[Dataset content]:
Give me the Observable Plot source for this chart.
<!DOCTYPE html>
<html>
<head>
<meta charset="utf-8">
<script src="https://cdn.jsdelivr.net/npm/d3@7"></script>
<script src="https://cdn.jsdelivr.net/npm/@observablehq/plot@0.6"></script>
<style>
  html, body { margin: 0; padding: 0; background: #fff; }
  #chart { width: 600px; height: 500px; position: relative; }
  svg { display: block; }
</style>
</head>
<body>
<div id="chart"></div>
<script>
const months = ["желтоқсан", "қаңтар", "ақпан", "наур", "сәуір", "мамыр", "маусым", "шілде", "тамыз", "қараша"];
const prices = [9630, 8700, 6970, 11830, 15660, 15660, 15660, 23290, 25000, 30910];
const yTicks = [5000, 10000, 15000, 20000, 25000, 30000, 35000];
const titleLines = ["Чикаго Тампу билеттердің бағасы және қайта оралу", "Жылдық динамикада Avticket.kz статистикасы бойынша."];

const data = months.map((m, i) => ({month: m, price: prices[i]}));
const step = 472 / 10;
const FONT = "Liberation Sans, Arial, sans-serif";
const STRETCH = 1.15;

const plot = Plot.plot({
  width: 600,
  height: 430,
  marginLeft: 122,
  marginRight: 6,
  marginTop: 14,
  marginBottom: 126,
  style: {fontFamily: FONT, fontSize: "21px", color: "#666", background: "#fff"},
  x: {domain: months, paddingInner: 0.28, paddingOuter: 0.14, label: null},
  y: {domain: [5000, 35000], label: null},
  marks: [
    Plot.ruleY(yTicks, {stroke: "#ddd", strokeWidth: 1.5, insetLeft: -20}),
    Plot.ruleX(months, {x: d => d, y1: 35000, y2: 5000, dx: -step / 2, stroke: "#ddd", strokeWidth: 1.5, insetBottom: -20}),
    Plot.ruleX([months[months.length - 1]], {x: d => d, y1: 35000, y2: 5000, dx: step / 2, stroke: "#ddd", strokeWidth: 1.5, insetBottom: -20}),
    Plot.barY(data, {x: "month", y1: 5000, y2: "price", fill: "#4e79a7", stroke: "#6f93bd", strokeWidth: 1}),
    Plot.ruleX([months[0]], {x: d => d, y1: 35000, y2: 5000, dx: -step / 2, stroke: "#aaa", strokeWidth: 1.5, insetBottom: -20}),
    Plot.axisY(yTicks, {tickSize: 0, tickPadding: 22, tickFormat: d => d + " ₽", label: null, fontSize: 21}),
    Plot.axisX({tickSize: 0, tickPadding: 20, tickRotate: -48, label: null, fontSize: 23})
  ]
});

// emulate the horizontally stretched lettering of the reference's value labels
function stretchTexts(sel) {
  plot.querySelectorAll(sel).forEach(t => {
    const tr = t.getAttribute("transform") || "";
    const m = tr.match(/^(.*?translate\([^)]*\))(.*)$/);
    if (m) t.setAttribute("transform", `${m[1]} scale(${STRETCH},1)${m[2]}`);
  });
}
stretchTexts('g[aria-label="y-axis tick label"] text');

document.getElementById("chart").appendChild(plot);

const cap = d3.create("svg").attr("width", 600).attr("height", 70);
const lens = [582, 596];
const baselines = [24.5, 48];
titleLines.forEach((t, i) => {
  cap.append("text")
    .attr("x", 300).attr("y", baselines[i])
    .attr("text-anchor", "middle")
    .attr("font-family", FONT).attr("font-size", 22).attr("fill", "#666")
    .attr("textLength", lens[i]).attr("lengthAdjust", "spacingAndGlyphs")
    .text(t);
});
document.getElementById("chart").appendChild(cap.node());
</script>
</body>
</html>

[What the task asks]: Extract all of the data above without altering anything.

[Exercise response]:
Give me the Observable Plot source for this chart.
<!DOCTYPE html>
<html>
<head>
<meta charset="utf-8">
<script src="https://cdn.jsdelivr.net/npm/d3@7"></script>
<script src="https://cdn.jsdelivr.net/npm/@observablehq/plot@0.6"></script>
<style>
  html, body { margin: 0; padding: 0; background: #fff; }
  #chart { width: 600px; height: 500px; position: relative; }
  svg { display: block; }
</style>
</head>
<body>
<div id="chart"></div>
<script>
const months = ["желтоқсан", "қаңтар", "ақпан", "наур", "сәуір", "мамыр", "маусым", "шілде", "тамыз", "қараша"];
const prices = [9630, 8700, 6970, 11830, 15660, 15660, 15660, 23290, 25000, 30910];
const yTicks = [5000, 10000, 15000, 20000, 25000, 30000, 35000];
const titleLines = ["Чикаго Тампу билеттердің бағасы және қайта оралу", "Жылдық динамикада Avticket.kz статистикасы бойынша."];

const data = months.map((m, i) => ({month: m, price: prices[i]}));
const step = 472 / 10;
const FONT = "Liberation Sans, Arial, sans-serif";
const STRETCH = 1.15;

const plot = Plot.plot({
  width: 600,
  height: 430,
  marginLeft: 122,
  marginRight: 6,
  marginTop: 14,
  marginBottom: 126,
  style: {fontFamily: FONT, fontSize: "21px", color: "#666", background: "#fff"},
  x: {domain: months, paddingInner: 0.28, paddingOuter: 0.14, label: null},
  y: {domain: [5000, 35000], label: null},
  marks: [
    Plot.ruleY(yTicks, {stroke: "#ddd", strokeWidth: 1.5, insetLeft: -20}),
    Plot.ruleX(months, {x: d => d, y1: 35000, y2: 5000, dx: -step / 2, stroke: "#ddd", strokeWidth: 1.5, insetBottom: -20}),
    Plot.ruleX([months[months.length - 1]], {x: d => d, y1: 35000, y2: 5000, dx: step / 2, stroke: "#ddd", strokeWidth: 1.5, insetBottom: -20}),
    Plot.barY(data, {x: "month", y1: 5000, y2: "price", fill: "#4e79a7", stroke: "#6f93bd", strokeWidth: 1}),
    Plot.ruleX([months[0]], {x: d => d, y1: 35000, y2: 5000, dx: -step / 2, stroke: "#aaa", strokeWidth: 1.5, insetBottom: -20}),
    Plot.axisY(yTicks, {tickSize: 0, tickPadding: 22, tickFormat: d => d + " ₽", label: null, fontSize: 21}),
    Plot.axisX({tickSize: 0, tickPadding: 20, tickRotate: -48, label: null, fontSize: 23})
  ]
});

// emulate the horizontally stretched lettering of the reference's value labels
function stretchTexts(sel) {
  plot.querySelectorAll(sel).forEach(t => {
    const tr = t.getAttribute("transform") || "";
    const m = tr.match(/^(.*?translate\([^)]*\))(.*)$/);
    if (m) t.setAttribute("transform", `${m[1]} scale(${STRETCH},1)${m[2]}`);
  });
}
stretchTexts('g[aria-label="y-axis tick label"] text');

document.getElementById("chart").appendChild(plot);

const cap = d3.create("svg").attr("width", 600).attr("height", 70);
const lens = [582, 596];
const baselines = [24.5, 48];
titleLines.forEach((t, i) => {
  cap.append("text")
    .attr("x", 300).attr("y", baselines[i])
    .attr("text-anchor", "middle")
    .attr("font-family", FONT).attr("font-size", 22).attr("fill", "#666")
    .attr("textLength", lens[i]).attr("lengthAdjust", "spacingAndGlyphs")
    .text(t);
});
document.getElementById("chart").appendChild(cap.node());
</script>
</body>
</html>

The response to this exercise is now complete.